Logicamente, essas são as correntes principais, existiram por exemplo trotskistas que caracterizavam a URSS como capitalista de Estado ou coletivista burocrática e defendiam uma política de terceiro campo, ou socialdemocratas que caracterizavam a URSS, apesar dos pesares, como socialista e se colocavam contrários ao imperialismo americano.

No movimento trotskista, foi o Max Schachtman que, isoladamente (ou seja, contra a orientação da corrente chamada schachtmanista, que continuou defendendo uma política de terceiro campo) passou a defender que os EUA tomassem medidas para conter o avanço do stalinismo, por exemplo apoiando a invasão da Baía dos Porcos, em Cuba.


Mas falando sobre o assunto do texto.

Em primeiro lugar, como o anarquismo é antes de tudo um movimento organizado, é importante mencionar as duas organizações que explicitamente defenderam o capitalismo democrático como um mal menor. São a SAC (Organização Central dos Trabalhadores da Suécia) e o grupo francês de sindicalistas revolucionários Révolution Prolétarienne. No estatuto da SAC está escrito:


O caso da Révolution Prolétarienne é mais complicado. A partir do final da década de 1940, a direção da revista, principalmente Robert Louzon, passou a se alinhar com os EUA contra a possibilidade de ocupação da Europa ocidental pela URSS, o que levou à crise e afastamento de uma importante minoria em torno do Alfred Rosmer e do Pierre Monatte

Aliás, a confusão política causada pela Guerra Fria é palpável na literatura anarquista e sindicalista revolucionária da época. Nas mesmas páginas da Révolution Prolétarienne (mas também nas publicações da Federação Anarquista francófona) podemos encontrar texto do Paul Rassinier, ex-socialdemocrata e então anarquista, que junto com o Maurice Bardèche, foi simplesmente um dos fundadores do negacionismo do Holocausto! No caso do Rassinier, o negacionismo era motivado diretamente pelo anticomunismo, já que o objetivo da sua obra era provar que a URSS foi muito pior que a Alemanha nazista durante a Segunda Guerra.

É claro que entre os anarquistas intelectuais no "Mundo Livre", a pressão para se alinhar ao campo democrático era muito mais forte que entre as organizações. Dwight MacDonald, George Woodcock e Albert Camus, entre outros, colocaram como prioridade a luta contra o totalitarismo. Nas palavras do Woodcock

Para começar, permitam-me dizer que não discordo em nada de Macdonald em preferir o Ocidente ao Oriente como lugar para viver. Ninguém, a não ser o companheiro de viagem mais idiota e deslumbrado pensaria que é melhor viver em Moscou do que em Londres ou São Francisco ou Montreal ou Paris. Não existe comparação entre a natureza da vida numa democracia capitalista no momento presente, apesar de suas diversas injustiças e desconfortos, e a natureza da Rússia ou da Alemanha Oriental. E eu concordaria com Dwight Macdonald que, novamente neste momento, o comunismo soviético é "muito mais desumano e bárbaro como sistema social que o nosso.”

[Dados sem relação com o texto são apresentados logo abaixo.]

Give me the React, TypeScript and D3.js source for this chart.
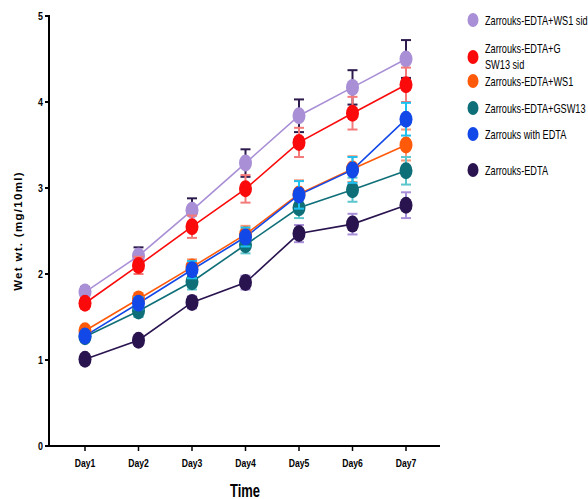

Justiça seja feita, esse posicionamento a favor das democracias capitalistas não significou colaboração com a burguesia, como foi o caso de alguns ex-integrantes do movimento trotskista com posições semelhantes, como James  Burnham.  Tanto as organizações como os intelectuais denunciaram o macartismo, o colonialismo dos países capitalistas, apesar de considerarem esse campo como o menos reacionário.


Conclusão

Além do assunto ser interessante por si só, e ajudar a "descongelar" algumas ideias feitas que a gente mantém na esquerda, ele também pode ajudar a nossa reflexão sobre o destino das várias "teorias dos campos" hoje (quando existem menos motivos ainda pra enxergar em algum "campo" o "progresso"). As três variantes da época da guerra fria estavam erradas, cada uma por um motivo (ou mais):

- a posição pró-URSS não levava em conta que as mínimas condições democráticas para a existência de um movimento socialista independente eram impossíveis nos regimes stalinistas

- a posição pró-EUA não levava em conta que os países imperialistas eram os maiores obstáculos para a luta socialista e antiimperialista

- a posição de terceiro campo não entendia que a grande maioria dos movimentos antiimperialistas e socialistas estavam na órbita do campo stalinista

Nessas condições, qualquer teoria que determinasse a política socialista a partir de campos definidos abstratamente e de uma forma permanente levaria a uma grande desorientação. A forma mais conhecida dessa desorientação na esquerda foi a defesa do stalinismo (e consequente rejeição das lutas no campo da URSS). Aqui, eu quis falar da forma oposta de desorientação (que não necessariamente é perfeitamente simétrica).